┌──

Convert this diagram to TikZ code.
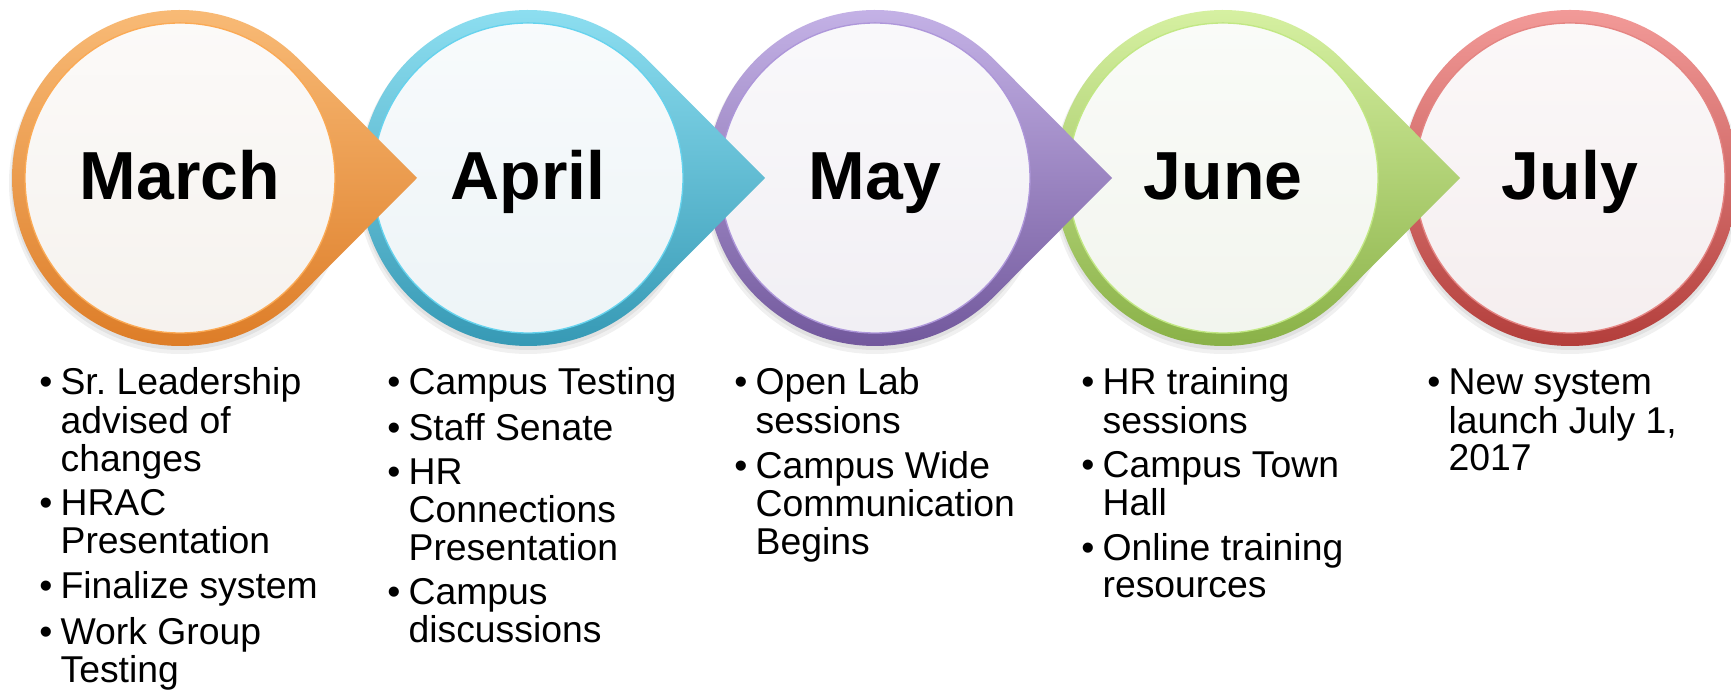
\documentclass[tikz,border=0pt]{standalone}
\usepackage{fontspec}
\setmainfont{Liberation Sans}
\frenchspacing

% ring colours: light (top), middle, dark (bottom), inner disc
\definecolor{marchlt}{HTML}{F9BC78}
\definecolor{marchmd}{HTML}{FBAA55}
\definecolor{marchdk}{HTML}{DC7A24}
\definecolor{marchin}{HTML}{F6F2EE}
\definecolor{aprillt}{HTML}{8FE0F2}
\definecolor{aprilmd}{HTML}{66D3EE}
\definecolor{aprildk}{HTML}{3296B2}
\definecolor{aprilin}{HTML}{EDF4F7}
\definecolor{maylt}{HTML}{C6B4E8}
\definecolor{maymd}{HTML}{AE97DA}
\definecolor{maydk}{HTML}{6E5499}
\definecolor{mayin}{HTML}{F1EFF4}
\definecolor{junelt}{HTML}{D8F2A4}
\definecolor{junemd}{HTML}{C2E884}
\definecolor{junedk}{HTML}{86AE43}
\definecolor{junein}{HTML}{F2F5EE}
\definecolor{julylt}{HTML}{F29A98}
\definecolor{julymd}{HTML}{E58583}
\definecolor{julydk}{HTML}{B33E3B}
\definecolor{julyin}{HTML}{F5EEEF}

\tikzset{
  monthlabel/.style={font=\fontsize{51}{51}\selectfont\bfseries, inner sep=0pt, anchor=base},
  notes/.style={font=\fontsize{28}{27.5}\selectfont, inner sep=0pt, anchor=base west},
}

\newcommand{\bul}{\textbullet}

\begin{document}
\begin{tikzpicture}[x=0.75pt, y=0.75pt]
\fill[white] (0,0) rectangle (1731,691);
\useasboundingbox (0,0) rectangle (1731,691);

% circles from right to left, so each pointer lies over the next circle
\foreach \cx/\tp/\m/\lbl in {1570/168/july/July, 1223/237/june/June,
    875/237/may/May, 528/237/april/April, 180/237/march/March} {
  \pgfmathsetmacro\ang{acos(168/\tp)}
  \begin{scope}[shift={(\cx,513)}]
    \fill[black, opacity=0.06] (0,-5) circle (171);
    \fill[black, opacity=0.06] (0,-3) circle (169);
    \path[top color=\m lt, middle color=\m md, bottom color=\m dk]
      (\ang:168) -- (\tp,0) -- (-\ang:168)
      arc[start angle=-\ang, end angle=\ang-360, radius=168] -- cycle;
    \fill[top color=\m in!40!white, bottom color=\m in] (0,0) circle (155);
    \draw[\m md, line width=1pt] (0,0) circle (155);
  \end{scope}
  \node[monthlabel] (\m) at (\cx,491) {\lbl};
}

\node[notes] (march-notes) at (39,296) {\begin{tabular}[t]{@{}p{16pt}@{}l@{}}
  \bul & Sr. Leadership\\ & advised of\\ & changes\\[5.5pt]
  \bul & HRAC\\ & Presentation\\[5.5pt]
  \bul & Finalize system\\[5.5pt]
  \bul & Work Group\\ & Testing
\end{tabular}};

\node[notes] (april-notes) at (387,296) {\begin{tabular}[t]{@{}p{16pt}@{}l@{}}
  \bul & Campus Testing\\[5.5pt]
  \bul & Staff Senate\\[5.5pt]
  \bul & HR\\ & Connections\\ & Presentation\\[5.5pt]
  \bul & Campus\\ & discussions
\end{tabular}};

\node[notes] (may-notes) at (734,296) {\begin{tabular}[t]{@{}p{16pt}@{}l@{}}
  \bul & Open Lab\\ & sessions\\[5.5pt]
  \bul & Campus Wide\\ & Communication\\ & Begins
\end{tabular}};

\node[notes] (june-notes) at (1081,296) {\begin{tabular}[t]{@{}p{16pt}@{}l@{}}
  \bul & HR training\\ & sessions\\[5.5pt]
  \bul & Campus Town\\ & Hall\\[5.5pt]
  \bul & Online training\\ & resources
\end{tabular}};

\node[notes] (july-notes) at (1427,296) {\begin{tabular}[t]{@{}p{16pt}@{}l@{}}
  \bul & New system\\ & launch July 1,\\ & 2017
\end{tabular}};
\end{tikzpicture}
\end{document}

└──

▸ What to do
What is needed is an exact reproduction of the data, pictures excluded.

▸ Reply
Convert this diagram to TikZ code.
\documentclass[tikz,border=0pt]{standalone}
\usepackage{fontspec}
\setmainfont{Liberation Sans}
\frenchspacing

% ring colours: light (top), middle, dark (bottom), inner disc
\definecolor{marchlt}{HTML}{F9BC78}
\definecolor{marchmd}{HTML}{FBAA55}
\definecolor{marchdk}{HTML}{DC7A24}
\definecolor{marchin}{HTML}{F6F2EE}
\definecolor{aprillt}{HTML}{8FE0F2}
\definecolor{aprilmd}{HTML}{66D3EE}
\definecolor{aprildk}{HTML}{3296B2}
\definecolor{aprilin}{HTML}{EDF4F7}
\definecolor{maylt}{HTML}{C6B4E8}
\definecolor{maymd}{HTML}{AE97DA}
\definecolor{maydk}{HTML}{6E5499}
\definecolor{mayin}{HTML}{F1EFF4}
\definecolor{junelt}{HTML}{D8F2A4}
\definecolor{junemd}{HTML}{C2E884}
\definecolor{junedk}{HTML}{86AE43}
\definecolor{junein}{HTML}{F2F5EE}
\definecolor{julylt}{HTML}{F29A98}
\definecolor{julymd}{HTML}{E58583}
\definecolor{julydk}{HTML}{B33E3B}
\definecolor{julyin}{HTML}{F5EEEF}

\tikzset{
  monthlabel/.style={font=\fontsize{51}{51}\selectfont\bfseries, inner sep=0pt, anchor=base},
  notes/.style={font=\fontsize{28}{27.5}\selectfont, inner sep=0pt, anchor=base west},
}

\newcommand{\bul}{\textbullet}

\begin{document}
\begin{tikzpicture}[x=0.75pt, y=0.75pt]
\fill[white] (0,0) rectangle (1731,691);
\useasboundingbox (0,0) rectangle (1731,691);

% circles from right to left, so each pointer lies over the next circle
\foreach \cx/\tp/\m/\lbl in {1570/168/july/July, 1223/237/june/June,
    875/237/may/May, 528/237/april/April, 180/237/march/March} {
  \pgfmathsetmacro\ang{acos(168/\tp)}
  \begin{scope}[shift={(\cx,513)}]
    \fill[black, opacity=0.06] (0,-5) circle (171);
    \fill[black, opacity=0.06] (0,-3) circle (169);
    \path[top color=\m lt, middle color=\m md, bottom color=\m dk]
      (\ang:168) -- (\tp,0) -- (-\ang:168)
      arc[start angle=-\ang, end angle=\ang-360, radius=168] -- cycle;
    \fill[top color=\m in!40!white, bottom color=\m in] (0,0) circle (155);
    \draw[\m md, line width=1pt] (0,0) circle (155);
  \end{scope}
  \node[monthlabel] (\m) at (\cx,491) {\lbl};
}

\node[notes] (march-notes) at (39,296) {\begin{tabular}[t]{@{}p{16pt}@{}l@{}}
  \bul & Sr. Leadership\\ & advised of\\ & changes\\[5.5pt]
  \bul & HRAC\\ & Presentation\\[5.5pt]
  \bul & Finalize system\\[5.5pt]
  \bul & Work Group\\ & Testing
\end{tabular}};

\node[notes] (april-notes) at (387,296) {\begin{tabular}[t]{@{}p{16pt}@{}l@{}}
  \bul & Campus Testing\\[5.5pt]
  \bul & Staff Senate\\[5.5pt]
  \bul & HR\\ & Connections\\ & Presentation\\[5.5pt]
  \bul & Campus\\ & discussions
\end{tabular}};

\node[notes] (may-notes) at (734,296) {\begin{tabular}[t]{@{}p{16pt}@{}l@{}}
  \bul & Open Lab\\ & sessions\\[5.5pt]
  \bul & Campus Wide\\ & Communication\\ & Begins
\end{tabular}};

\node[notes] (june-notes) at (1081,296) {\begin{tabular}[t]{@{}p{16pt}@{}l@{}}
  \bul & HR training\\ & sessions\\[5.5pt]
  \bul & Campus Town\\ & Hall\\[5.5pt]
  \bul & Online training\\ & resources
\end{tabular}};

\node[notes] (july-notes) at (1427,296) {\begin{tabular}[t]{@{}p{16pt}@{}l@{}}
  \bul & New system\\ & launch July 1,\\ & 2017
\end{tabular}};
\end{tikzpicture}
\end{document}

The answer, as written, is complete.